▶ [Written exercise]: Transcribe every line exactly. Leave the pictures behind.
________________
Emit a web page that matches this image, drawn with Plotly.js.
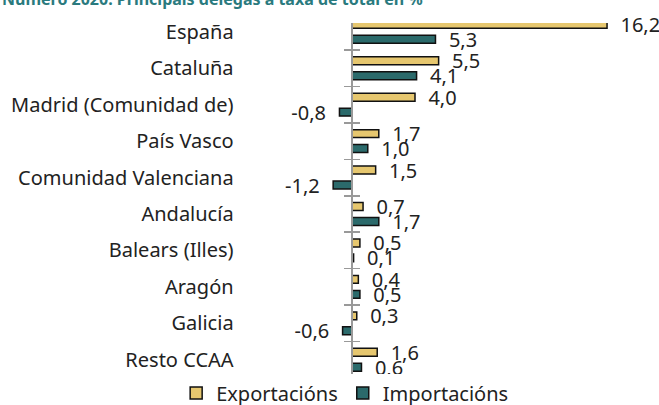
<!DOCTYPE html>
<html><head><meta charset="utf-8">
<script src="https://cdn.plot.ly/plotly-3.0.1.min.js"></script>
<style>html,body{margin:0;padding:0;background:#fff;}</style>
</head><body>
<div id="chart" style="width:659px;height:405px;"></div>
<script>
var categories = ["España","Cataluña","Madrid (Comunidad de)","País Vasco","Comunidad Valenciana","Andalucía","Balears (Illes)","Aragón","Galicia","Resto CCAA"];
var exportacions = [16.2,5.5,4.0,1.7,1.5,0.7,0.5,0.4,0.3,1.6];
var importacions = [5.3,4.1,-0.8,1.0,-1.2,1.7,0.1,0.5,-0.6,0.6];
var seriesNames = ["Exportacións","Importacións"];
var titleText = "Número 2020: Principais delegas a taxa de total en %";

var FONT = "Noto Sans, sans-serif";
var W = 659, H = 405, ML = 245, MR = 20, MT = 23, MB = 26.5;
var xr = [-6.8, 18.23];
var yr = [9.5, -0.24];
var axisPos = (0 - xr[0]) / (xr[1] - xr[0]);
var NB = '\u00a0\u00a0';

function barTrace(vals, name, color) {
  return {
    type: 'bar', orientation: 'h', y: categories, x: vals, name: name,
    marker: {color: color, line: {color: '#111', width: 1.5}},
    texttemplate: vals.map(function(v){ return v < 0 ? '%{x:.1f}' + NB : NB + '%{x:.1f}'; }),
    textposition: 'outside', cliponaxis: false, constraintext: 'none',
    textfont: {family: FONT, size: 20, color: '#222'},
    hoverinfo: 'skip'
  };
}
function dummy(ax) {
  return {type: 'scatter', mode: 'markers', y: categories, x: categories.map(function(){return 0;}),
    yaxis: ax, marker: {opacity: 0}, showlegend: false, hoverinfo: 'skip'};
}
var data = [
  barTrace(exportacions, seriesNames[0], '#e6c76f'),
  barTrace(importacions, seriesNames[1], '#2b6a6b'),
  dummy('y2'), dummy('y3')
];
var tickAxis = function(side) {
  return {overlaying: 'y', anchor: 'free', position: axisPos, side: side, type: 'category',
    categoryorder: 'array', categoryarray: categories, range: yr,
    showline: side === 'left', linecolor: '#999', linewidth: 2,
    ticks: 'outside', tickson: 'boundaries', ticklen: 7, tickwidth: 1.5, tickcolor: '#999',
    showticklabels: false, showgrid: false, zeroline: false, fixedrange: true};
};
var plotW = W - ML - MR, plotH = H - MT - MB;
var layout = {
  width: W, height: H,
  margin: {l: ML, r: MR, t: MT, b: MB, autoexpand: false},
  paper_bgcolor: '#fff', plot_bgcolor: '#fff',
  separators: ',.',
  font: {family: FONT, size: 20, color: '#222'},
  annotations: [{
    text: '<b>' + titleText + '</b>', showarrow: false,
    xref: 'paper', yref: 'paper', x: -ML / plotW, xanchor: 'left',
    y: 1 + (MT + 1) / plotH, yanchor: 'middle',
    font: {family: FONT, size: 16, color: '#2a7a7e'}
  }],
  barmode: 'group', bargap: 0.18, bargroupgap: 0.47,
  xaxis: {range: xr, visible: false, showgrid: false, zeroline: false, fixedrange: true},
  yaxis: {type: 'category', categoryorder: 'array', categoryarray: categories, range: yr,
    showline: false, ticks: '', showgrid: false, zeroline: false, ticksuffix: '  ',
    tickfont: {family: FONT, size: 20, color: '#222'}, fixedrange: true},
  yaxis2: tickAxis('left'),
  yaxis3: tickAxis('right'),
  showlegend: true,
  legend: {orientation: 'h', x: 0.523, xanchor: 'center', xref: 'container', yref: 'container', y: 12/405, yanchor: 'middle',
    font: {family: FONT, size: 20, color: '#222'}, itemwidth: 30, traceorder: 'normal', tracegroupgap: 0}
};
Plotly.newPlot('chart', data, layout, {displayModeBar: false, staticPlot: true});
</script>
</body></html>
________________
▶ [Output]:
Emit a web page that matches this image, drawn with Plotly.js.
<!DOCTYPE html>
<html><head><meta charset="utf-8">
<script src="https://cdn.plot.ly/plotly-3.0.1.min.js"></script>
<style>html,body{margin:0;padding:0;background:#fff;}</style>
</head><body>
<div id="chart" style="width:659px;height:405px;"></div>
<script>
var categories = ["España","Cataluña","Madrid (Comunidad de)","País Vasco","Comunidad Valenciana","Andalucía","Balears (Illes)","Aragón","Galicia","Resto CCAA"];
var exportacions = [16.2,5.5,4.0,1.7,1.5,0.7,0.5,0.4,0.3,1.6];
var importacions = [5.3,4.1,-0.8,1.0,-1.2,1.7,0.1,0.5,-0.6,0.6];
var seriesNames = ["Exportacións","Importacións"];
var titleText = "Número 2020: Principais delegas a taxa de total en %";

var FONT = "Noto Sans, sans-serif";
var W = 659, H = 405, ML = 245, MR = 20, MT = 23, MB = 26.5;
var xr = [-6.8, 18.23];
var yr = [9.5, -0.24];
var axisPos = (0 - xr[0]) / (xr[1] - xr[0]);
var NB = '\u00a0\u00a0';

function barTrace(vals, name, color) {
  return {
    type: 'bar', orientation: 'h', y: categories, x: vals, name: name,
    marker: {color: color, line: {color: '#111', width: 1.5}},
    texttemplate: vals.map(function(v){ return v < 0 ? '%{x:.1f}' + NB : NB + '%{x:.1f}'; }),
    textposition: 'outside', cliponaxis: false, constraintext: 'none',
    textfont: {family: FONT, size: 20, color: '#222'},
    hoverinfo: 'skip'
  };
}
function dummy(ax) {
  return {type: 'scatter', mode: 'markers', y: categories, x: categories.map(function(){return 0;}),
    yaxis: ax, marker: {opacity: 0}, showlegend: false, hoverinfo: 'skip'};
}
var data = [
  barTrace(exportacions, seriesNames[0], '#e6c76f'),
  barTrace(importacions, seriesNames[1], '#2b6a6b'),
  dummy('y2'), dummy('y3')
];
var tickAxis = function(side) {
  return {overlaying: 'y', anchor: 'free', position: axisPos, side: side, type: 'category',
    categoryorder: 'array', categoryarray: categories, range: yr,
    showline: side === 'left', linecolor: '#999', linewidth: 2,
    ticks: 'outside', tickson: 'boundaries', ticklen: 7, tickwidth: 1.5, tickcolor: '#999',
    showticklabels: false, showgrid: false, zeroline: false, fixedrange: true};
};
var plotW = W - ML - MR, plotH = H - MT - MB;
var layout = {
  width: W, height: H,
  margin: {l: ML, r: MR, t: MT, b: MB, autoexpand: false},
  paper_bgcolor: '#fff', plot_bgcolor: '#fff',
  separators: ',.',
  font: {family: FONT, size: 20, color: '#222'},
  annotations: [{
    text: '<b>' + titleText + '</b>', showarrow: false,
    xref: 'paper', yref: 'paper', x: -ML / plotW, xanchor: 'left',
    y: 1 + (MT + 1) / plotH, yanchor: 'middle',
    font: {family: FONT, size: 16, color: '#2a7a7e'}
  }],
  barmode: 'group', bargap: 0.18, bargroupgap: 0.47,
  xaxis: {range: xr, visible: false, showgrid: false, zeroline: false, fixedrange: true},
  yaxis: {type: 'category', categoryorder: 'array', categoryarray: categories, range: yr,
    showline: false, ticks: '', showgrid: false, zeroline: false, ticksuffix: '  ',
    tickfont: {family: FONT, size: 20, color: '#222'}, fixedrange: true},
  yaxis2: tickAxis('left'),
  yaxis3: tickAxis('right'),
  showlegend: true,
  legend: {orientation: 'h', x: 0.523, xanchor: 'center', xref: 'container', yref: 'container', y: 12/405, yanchor: 'middle',
    font: {family: FONT, size: 20, color: '#222'}, itemwidth: 30, traceorder: 'normal', tracegroupgap: 0}
};
Plotly.newPlot('chart', data, layout, {displayModeBar: false, staticPlot: true});
</script>
</body></html>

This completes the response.